Breaching a dike; saving a salt marsh

Helping protect coastal communities from climate change, one wetland at a time

January 27, 2017
Breaching a dike; saving a salt marsh
© DUC

In 2008, New Brunswick’s Department of Agriculture, Aquaculture and Fisheries was losing a battle with the Bay of Fundy tides. Waves were destroying the agricultural dike in Aulac, N.B., originally built to keep water in the bay’s Cumberland Basin from flooding farmland on the Tantramar Marshes.

When the department built a new dike, DUC staff approached them about forming a partnership. Their proposal: DUC would help fund the new dike, and scientific monitoring, if they could restore a salt marsh between it and the old one.

The groundbreaking project—funded jointly by the province’s Department of Transportation and Infrastructure and Canada’s Department of Fisheries and Oceans’ Small Craft Harbours program, as well as New Brunswick’s Environmental Trust Fund—would provide researchers insight into how salt marshes can help mitigate the effects of rising seas.

In fall 2010, DUC breached the old dike and allowed salt water back into two 20-acre (8-hectare) pieces of land behind it. But the dike was so weak, it eroded and opened in unplanned places sooner than expected, giving the young marsh less protection as it was establishing.
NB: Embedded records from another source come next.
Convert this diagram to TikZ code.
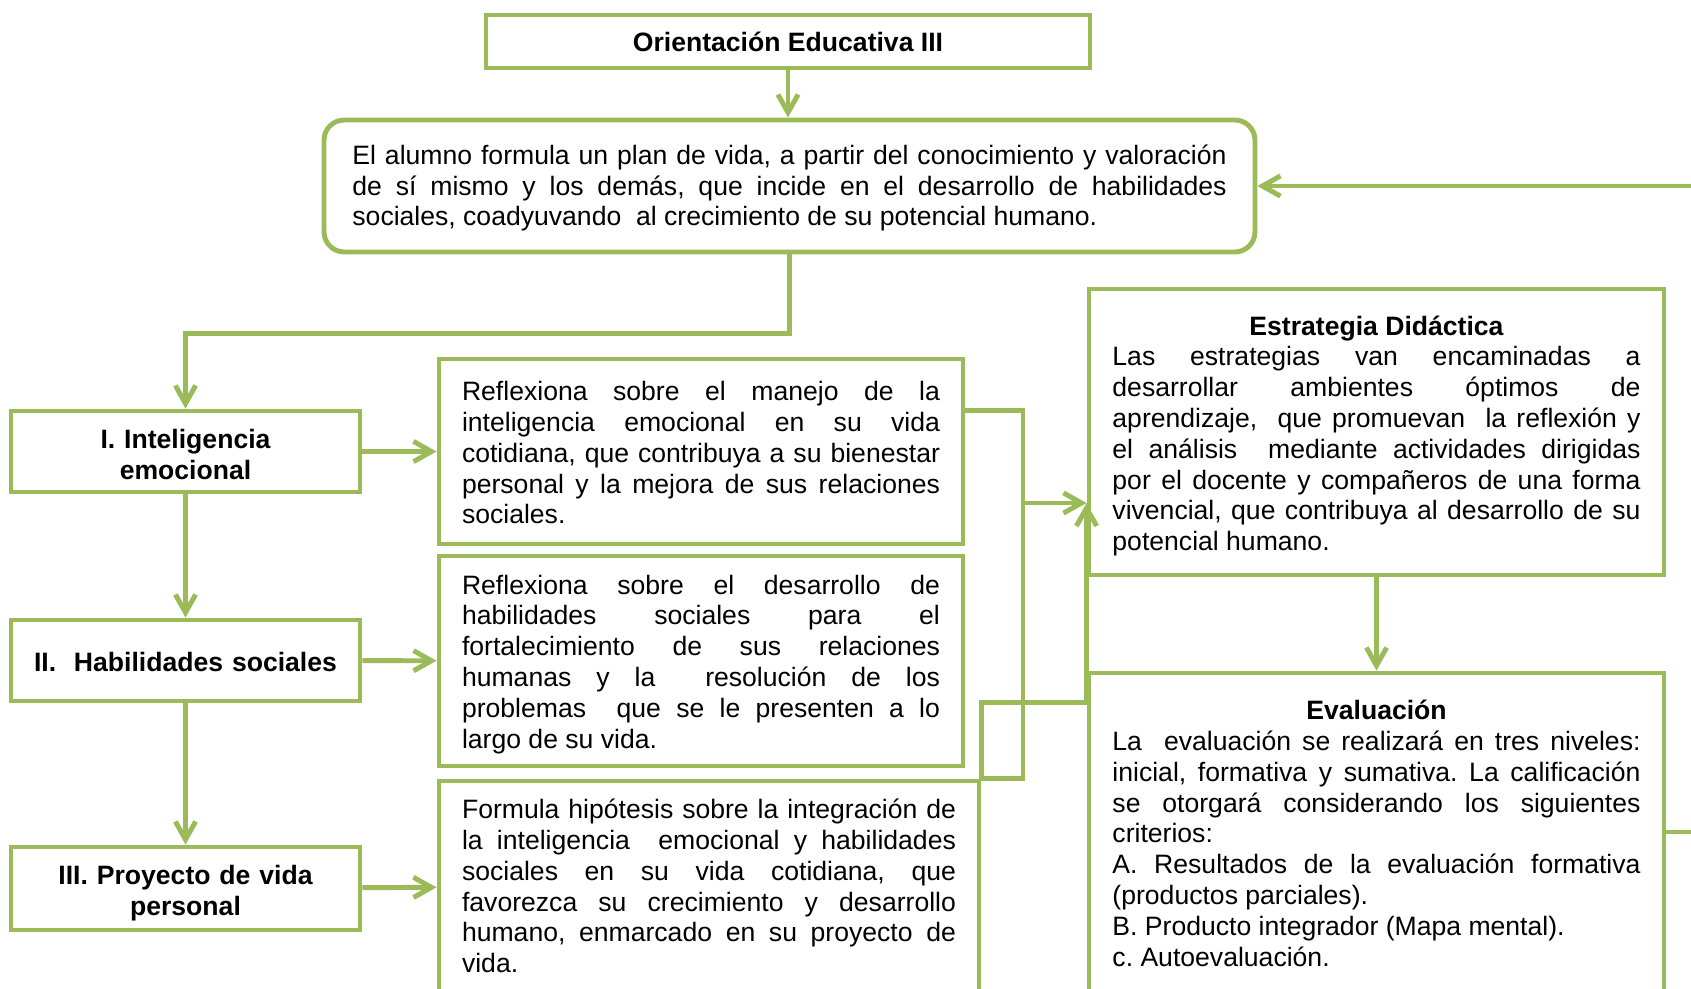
\documentclass[tikz,border=0pt]{standalone}
\usepackage{fontspec}
\setmainfont{Liberation Sans}
\usepackage{xcolor}
\usetikzlibrary{arrows.meta,calc,positioning}
\definecolor{verde}{RGB}{155,187,89}
\newcommand{\upx}{0.445pt}
\setlength{\parindent}{0pt}
\frenchspacing

\begin{document}
\begin{tikzpicture}[x=0.445pt,y=-0.445pt,
	caja/.style={draw=verde,line width=2.2pt,inner sep=0pt,font=\fontsize{11.83}{13.7}\selectfont},
	tema/.style={caja,font=\fontsize{11.83}{13.7}\selectfont\bfseries,align=center},
	texto/.style={caja,align=justify},
	baja/.style={execute at begin node={\rule{0pt}{#1}}},
	linea/.style={draw=verde,line width=2.2pt},
	flecha/.style={linea,-{Straight Barb[length=8pt,width=9pt]}}]
	\useasboundingbox (0,0) rectangle (1691,989);
	\clip (0,0) rectangle (1691,989);
	\node[tema,baja=9.4pt,minimum width={604*\upx},minimum height={53*\upx}] (titulo) at (788,41.5) {Orientación Educativa III};
	\node[texto,baja=10.6pt,rounded corners=9pt,text width=389pt,minimum width={931*\upx},minimum height={132*\upx}] (objetivo) at (789.5,186) {El alumno formula un plan de vida, a partir del conocimiento y valoración\linebreak de sí mismo y los demás, que incide en el desarrollo de habilidades\linebreak sociales, coadyuvando\ \ al crecimiento de su potencial humano.};
	\node[tema,baja=11.5pt,text width=150pt,minimum width={349*\upx},minimum height={81*\upx}] (bloqueI) at (185.5,451.5) {I. Inteligencia\\emocional};
	\node[tema,baja=9.8pt,text width=150pt,minimum width={349*\upx},minimum height={81*\upx}] (bloqueII) at (185.5,660.5) {II.\ \ Habilidades sociales};
	\node[tema,baja=12.4pt,text width=150pt,minimum width={349*\upx},minimum height={83*\upx}] (bloqueIII) at (185.5,888.5) {III. Proyecto de vida\\personal};
	\node[texto,baja=9.8pt,text width=212.7pt,minimum width={524*\upx},minimum height={185*\upx}] (textoI) at (701,451.5) {Reflexiona sobre el manejo de la\linebreak inteligencia emocional en su vida\linebreak cotidiana, que contribuya a su bienestar\linebreak personal y la mejora de sus relaciones\linebreak sociales.};
	\node[texto,baja=11.4pt,text width=212.7pt,minimum width={524*\upx},minimum height={210*\upx}] (textoII) at (701,661) {Reflexiona sobre el desarrollo de\linebreak habilidades sociales para el\linebreak fortalecimiento de sus relaciones\linebreak humanas y la\ \ resolución de los\linebreak problemas\ \ que se le presenten a lo\linebreak largo de su vida.};
	\node[texto,text width=219.8pt,minimum width={540*\upx},minimum height={210*\upx}] (textoIII) at (709,886) {Formula hipótesis sobre la integración de\linebreak la inteligencia\ \ emocional y habilidades\linebreak sociales en su vida cotidiana, que\linebreak favorezca su crecimiento y desarrollo\linebreak humano, enmarcado en su proyecto de\linebreak vida.};
	\node[texto,baja=12.2pt,text width=235pt,minimum width={575*\upx},minimum height={286*\upx}] (estrategia) at (1376.5,432) {{\centering\bfseries Estrategia Didáctica\par}Las estrategias van encaminadas a\linebreak desarrollar ambientes óptimos de\linebreak aprendizaje,\ \ que promuevan\ \ la reflexión y\linebreak el análisis\ \ mediante actividades dirigidas\linebreak por el docente y compañeros de una forma\linebreak vivencial, que contribuya al desarrollo de su\linebreak potencial humano.};
	\node[texto,baja=9.8pt,text width=235pt,minimum width={575*\upx},minimum height={318*\upx}] (evaluacion) at (1376.5,832) {{\centering\bfseries Evaluación\par}La\ \ evaluación se realizará en tres niveles:\linebreak inicial, formativa y sumativa. La calificación\linebreak se otorgará considerando los siguientes\linebreak criterios:\par A. Resultados de la evaluación formativa\linebreak (productos parciales).\par B. Producto integrador (Mapa mental).\par c. Autoevaluación.};
	\draw[flecha] (titulo.south) -- (titulo.south |- objetivo.north);
	\draw[flecha] (objetivo.south) -- ++(0,79) -| (bloqueI.north);
	\draw[flecha] (bloqueI) -- (bloqueII);
	\draw[flecha] (bloqueII) -- (bloqueIII);
	\draw[flecha] (bloqueI) -- (textoI);
	\draw[flecha] (bloqueII) -- (textoII);
	\draw[flecha] (bloqueIII) -- (textoIII);
	\draw[flecha] (estrategia) -- (evaluacion);
	\coordinate (llave) at (1023,503);
	\draw[linea] ($(textoI.north east)+(0,53.5)$) -| (llave) |- (textoIII.north east);
	\draw[flecha] (llave) -- (llave -| estrategia.west);
	\draw[flecha] (textoIII.north east) -- ++(0,-76.5) -| (llave -| estrategia.west);
	\draw[flecha] (evaluacion.east) -- ++(60,0) |- (objetivo.east);
\end{tikzpicture}
\end{document}
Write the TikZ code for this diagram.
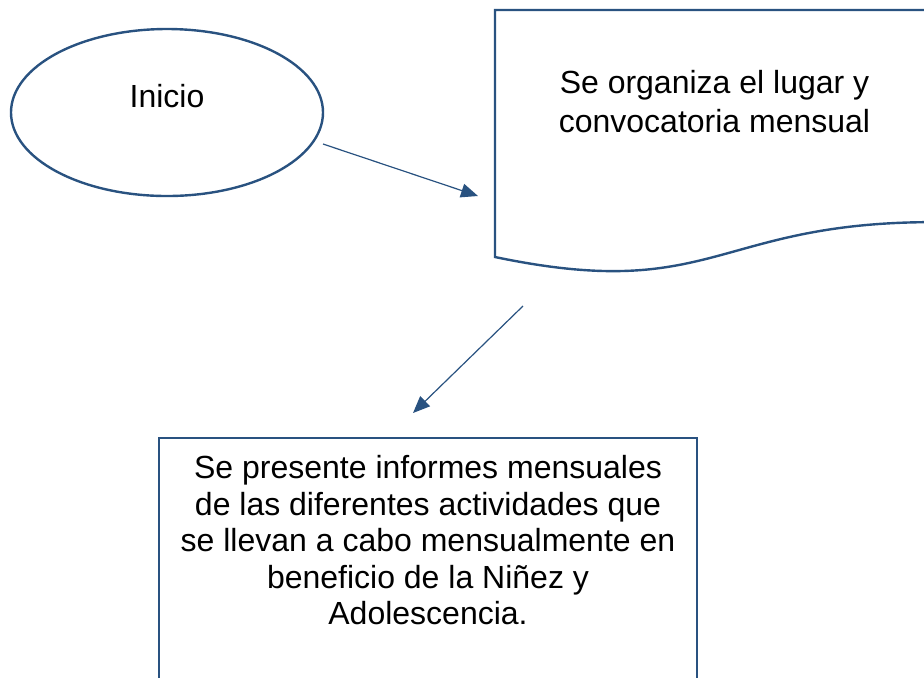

Since then, the marsh’s soil and vegetation has continued to stabilize so the marsh will be able to protect the new dike behind it. Meanwhile, researchers from DUC, nearby Mount Allison University, the University of New Brunswick and Acadia University, have discovered that plant and animal communities are becoming similar to those of other natural salt marshes near the restoration site. Thanks to this pilot project, the researchers —studying everything from birds to geomorphology—are now more prepared to undertake this kind of project in the future, and help mitigate the effects of climate change.

“It’s one adaptation to climate change, especially in low-lying areas protected by dikes,” says DUC conservation specialist Nic McLellan. “Salt marshes protect the dikes, and provide a buffer from the waves.”